Romney doesn’t voice these opinions in public. He knows better. But so did the voters. That’s what you see in the overwhelming rejection Romney suffered among African-Americans, Hispanics, Asians, and young voters. They sensed that Romney fundamentally didn’t respect them and their role in the economy, and they were right.

I see this same simple-minded reflexive bigotry expressed in some of the ugly, abusive tripe that passes for political activism-slash-commentary and the tired old phenomenon of media groupthink. Some of the worst, in my opinion, is bundled up with attacks — both honest and dishonest — on trade unionists, academics, scientists, teachers and others thought to be ‘left wing’.

It’s clear that political parties tend to coalesce around “issues” or “interests” or constituencies. That’s understandable. For instance, in the US, as Jonathan Chait mentioned in passing in a good NY Times article GOP Pondering How to Make 47 Percent Not Hate Them

The Republican Party has been organized around defending the material interests of the very rich — largely by defending low top tax rates as its maximal policy goal, but also secondarily through policies like lax regulation of the financial sector and opposition to social spending that would put upward pressure on the tax burden.
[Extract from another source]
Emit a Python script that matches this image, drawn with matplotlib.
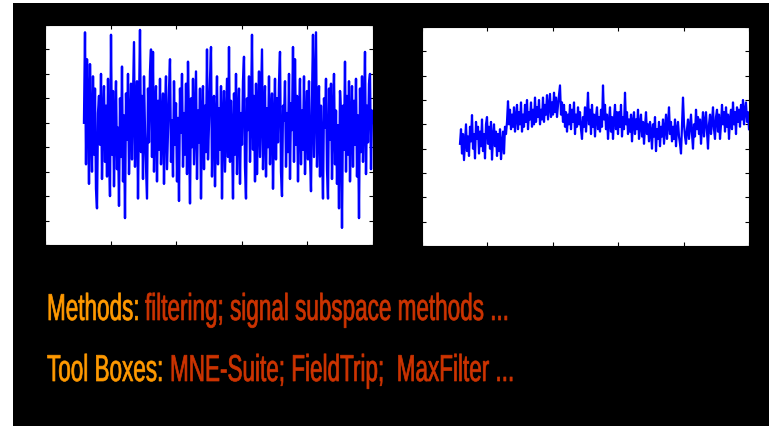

Equally, it can be said the Labour movements in the UK and Commonwealth countries had their origins as political actors for the trades unions. Without sliding into a discourse on the blurring of left wing vs right wing poli-economy (Blairite/Third Way/Rogernomics), that division (da bosses vs da workers) remains alive today. Of course it does.

I have no idea if Mitt Romney’s figure of 47% is remotely correct (I think he may have been exaggerating or hallucinating) but the perceptions of division exist, that’s certain, as shown by the closeness of the US election result.
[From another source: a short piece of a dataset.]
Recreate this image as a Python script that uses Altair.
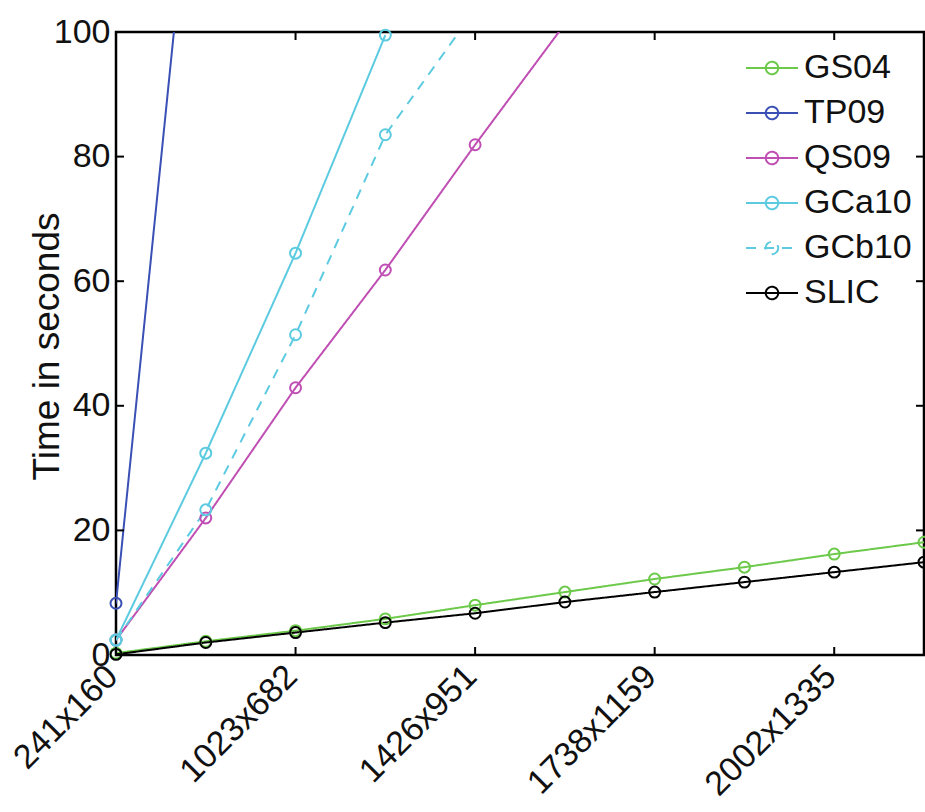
import altair as alt
import pandas as pd

# ---- data ----
x_index = list(range(10))
tick_positions = [0, 2, 4, 6, 8]
tick_labels = ["241x160", "1023x682", "1426x951", "1738x1159", "2002x1335"]
y_ticks = [0, 20, 40, 60, 80, 100]

series_names = ["GS04", "TP09", "QS09", "GCa10", "GCb10", "SLIC"]
series_colors = ["#6cc94a", "#3a50b4", "#c04fb4", "#5ccbe0", "#5ccbe0", "#000000"]
series_dash = [[1, 0], [1, 0], [1, 0], [1, 0], [10, 8], [1, 0]]

GS04 = [0.3, 2.2, 3.9, 5.8, 8.0, 10.1, 12.2, 14.1, 16.2, 18.1]
TP09 = [8.3, 150.5]
QS09 = [2.4, 22.0, 42.9, 61.8, 81.9, 101.3]
GCa10 = [2.4, 32.4, 64.5, 99.5]
GCb10 = [2.4, 23.3, 51.4, 83.5, 103.6]
SLIC = [0.1, 2.0, 3.6, 5.2, 6.7, 8.5, 10.1, 11.7, 13.3, 14.9]

values = {"GS04": GS04, "TP09": TP09, "QS09": QS09, "GCa10": GCa10, "GCb10": GCb10, "SLIC": SLIC}
rows = []
for name in series_names:
    for i, v in enumerate(values[name]):
        rows.append({"series": name, "idx": x_index[i], "value": v})
df = pd.DataFrame(rows)

FONT = "Liberation Sans"
W, H = 808, 623

label_expr = "{" + ",".join(f"'{p}':'{l}'" for p, l in zip(tick_positions, tick_labels)) + "}[datum.value]"

xscale = alt.Scale(domain=[0, 9], nice=False, zero=False)
yscale = alt.Scale(domain=[0, 100], nice=False)

legend_symbol = "M-1,0L1,0M0.24,0A0.24,0.24,0,1,1,-0.24,0A0.24,0.24,0,1,1,0.24,0"
legend = alt.Legend(
    title=None, orient="none", legendX=629, legendY=9,
    symbolType=legend_symbol, symbolSize=2704, symbolStrokeWidth=2,
    symbolFillColor="transparent",
    labelFont=FONT, labelFontSize=34, labelOffset=5, rowPadding=1,
    padding=0, labelColor="#111111",
)

color = alt.Color("series:N", scale=alt.Scale(domain=series_names, range=series_colors), legend=legend)
dash = alt.StrokeDash("series:N", scale=alt.Scale(domain=series_names, range=series_dash), legend=legend)

x_axis = alt.Axis(values=tick_positions, labelExpr=label_expr, labelAngle=315, labelAlign="right",
                  labelBaseline="middle", labelPadding=16, labelOffset=-4, ticks=False, domain=False,
                  grid=False, labelFlush=False, labelOverlap=False, labelBound=False,
                  labelFont=FONT, labelFontSize=34, labelColor="#111111", title=None)
y_axis = alt.Axis(values=y_ticks, ticks=False, tickSize=0, domain=False, grid=False,
                  labelFont=FONT, labelFontSize=34, labelPadding=6, labelColor="#111111",
                  title="Time in seconds", titleFont=FONT, titleFontSize=37, titleFontWeight="normal",
                  titleColor="#111111", titleAngle=270, titleX=-58, titleY=314,
                  titleAlign="center", titleBaseline="alphabetic")

X = alt.X("idx:Q", scale=xscale, axis=x_axis)
Y = alt.Y("value:Q", scale=yscale, axis=y_axis)

base = alt.Chart(df)
lines = base.mark_line(clip=True, strokeWidth=2).encode(
    x=X, y=Y,
    color=color,
    strokeDash=dash,
    detail="series:N",
)
points = base.transform_filter("datum.value <= 100").mark_point(
    shape="circle", filled=False, size=120, strokeWidth=2, opacity=1
).encode(
    x=X, y=Y,
    color=alt.Color("series:N", scale=alt.Scale(domain=series_names, range=series_colors), legend=None),
)

ydf = pd.DataFrame({"value": y_ticks})
xdf = pd.DataFrame({"idx": tick_positions})
tick_len = 8
left_ticks = alt.Chart(ydf).mark_rule(color="black", strokeWidth=2).encode(
    y=Y, x=alt.value(0), x2=alt.value(tick_len))
right_ticks = alt.Chart(ydf).mark_rule(color="black", strokeWidth=2).encode(
    y=Y, x=alt.value(W - tick_len), x2=alt.value(W))
bottom_ticks = alt.Chart(xdf).mark_rule(color="black", strokeWidth=2).encode(
    x=X, y=alt.value(H - tick_len), y2=alt.value(H))
top_ticks = alt.Chart(xdf).mark_rule(color="black", strokeWidth=2).encode(
    x=X, y=alt.value(0), y2=alt.value(tick_len))

chart = alt.layer(lines, points, left_ticks, right_ticks, bottom_ticks, top_ticks).properties(
    width=W, height=H,
    background="white",
    autosize=alt.AutoSizeParams(type="none"),
    padding={"left": 116, "top": 32, "right": 1, "bottom": 157},
).configure_view(stroke="black", strokeWidth=2.5)

chart.save("out.html", embed_options={"renderer": "svg", "actions": False})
Forward? Via a common enemy?

So the question becomes: is there any path through this division?

We’ve discussed Johnathan Haidt’s ideas here before. (What a clear thinker he is on the instinctual partisan tribalism which challenges us!) Here’s his response to the Obama re-election (After the Election, Fear is Only Chance of UnityNY Times). Worth reading.

A basic principle of moral psychology is that “morality binds and blinds.” In many pre-agricultural societies, groups achieved trust and unity by circling around sacred objects. In modern societies, much larger groups bind themselves together by treating certain books, flags, leaders or ideals as sacred and by symbolically circling around them. But if your team circles too fast, you lose the ability to see clearly or think for yourself. You go blind to evidence that contradicts your group’s moral consensus, and you become enraged at teammates who suggest that the other side is not entirely bad (as New Jersey’s governor, Chris Christie, is now finding out).
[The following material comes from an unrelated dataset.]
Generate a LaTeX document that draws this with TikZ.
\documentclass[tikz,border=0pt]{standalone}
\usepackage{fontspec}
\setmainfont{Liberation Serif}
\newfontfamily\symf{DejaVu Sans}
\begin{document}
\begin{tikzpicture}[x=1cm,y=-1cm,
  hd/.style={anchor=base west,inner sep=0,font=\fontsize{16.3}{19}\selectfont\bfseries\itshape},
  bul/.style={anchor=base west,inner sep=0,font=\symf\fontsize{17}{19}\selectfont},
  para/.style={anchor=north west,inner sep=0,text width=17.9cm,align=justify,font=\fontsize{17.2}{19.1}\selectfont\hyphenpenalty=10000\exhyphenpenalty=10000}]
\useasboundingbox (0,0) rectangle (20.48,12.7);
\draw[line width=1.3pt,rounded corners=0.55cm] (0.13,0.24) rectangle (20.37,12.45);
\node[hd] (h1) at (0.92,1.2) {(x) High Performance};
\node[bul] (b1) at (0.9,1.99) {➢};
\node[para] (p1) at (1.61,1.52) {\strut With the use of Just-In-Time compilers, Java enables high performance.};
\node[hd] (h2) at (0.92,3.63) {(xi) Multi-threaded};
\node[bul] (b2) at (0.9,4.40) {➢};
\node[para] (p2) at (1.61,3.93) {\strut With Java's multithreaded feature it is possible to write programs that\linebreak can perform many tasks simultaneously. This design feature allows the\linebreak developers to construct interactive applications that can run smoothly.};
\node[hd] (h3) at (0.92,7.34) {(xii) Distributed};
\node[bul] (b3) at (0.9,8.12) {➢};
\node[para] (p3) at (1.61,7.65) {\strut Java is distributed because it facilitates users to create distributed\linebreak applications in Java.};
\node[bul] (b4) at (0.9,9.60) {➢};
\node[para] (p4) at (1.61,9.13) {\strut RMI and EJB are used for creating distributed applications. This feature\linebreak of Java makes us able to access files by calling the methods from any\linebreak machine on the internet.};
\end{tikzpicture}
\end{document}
It’s so easy to hunker down with your team mates and grizzle about ‘the opposition’, to lament and catalogue all the ways ‘The Other Side’ is inferior, undeserving, corrupt, etc etc. As we have seen before in discussions about this, usually that’s a fantasy based on mirage-type effects and selective focus.

But not always. Some ‘players’ are liars. Some tactics are dishonest. Objectively.

Haidt is right that there’s nothing like perceiving a shared threat, a shared enemy, or a war footing — DEFCON 2 and the like — to create a semblance of unity …. or to keep the team (or population?) focused or pliable.

It does’t always work.

Also: the nature of much political campaign rhetoric (like Romney’s glaring dichotomy: ‘The Government doesn’t create jobs. Vote for me as President and I’ll create jobs‘) leads to a dumbing down, what I call a ‘low mental blood sugar effect’ … which can increase alienation and intolerance, and can make some in the game sensitive to slights, faux outrage and insults … to create an extreme of ‘us and them’ … the Nixonian ‘enemies list’.*

– P

* Only a ‘kill list’ is worse, and President Obama has one of those, too.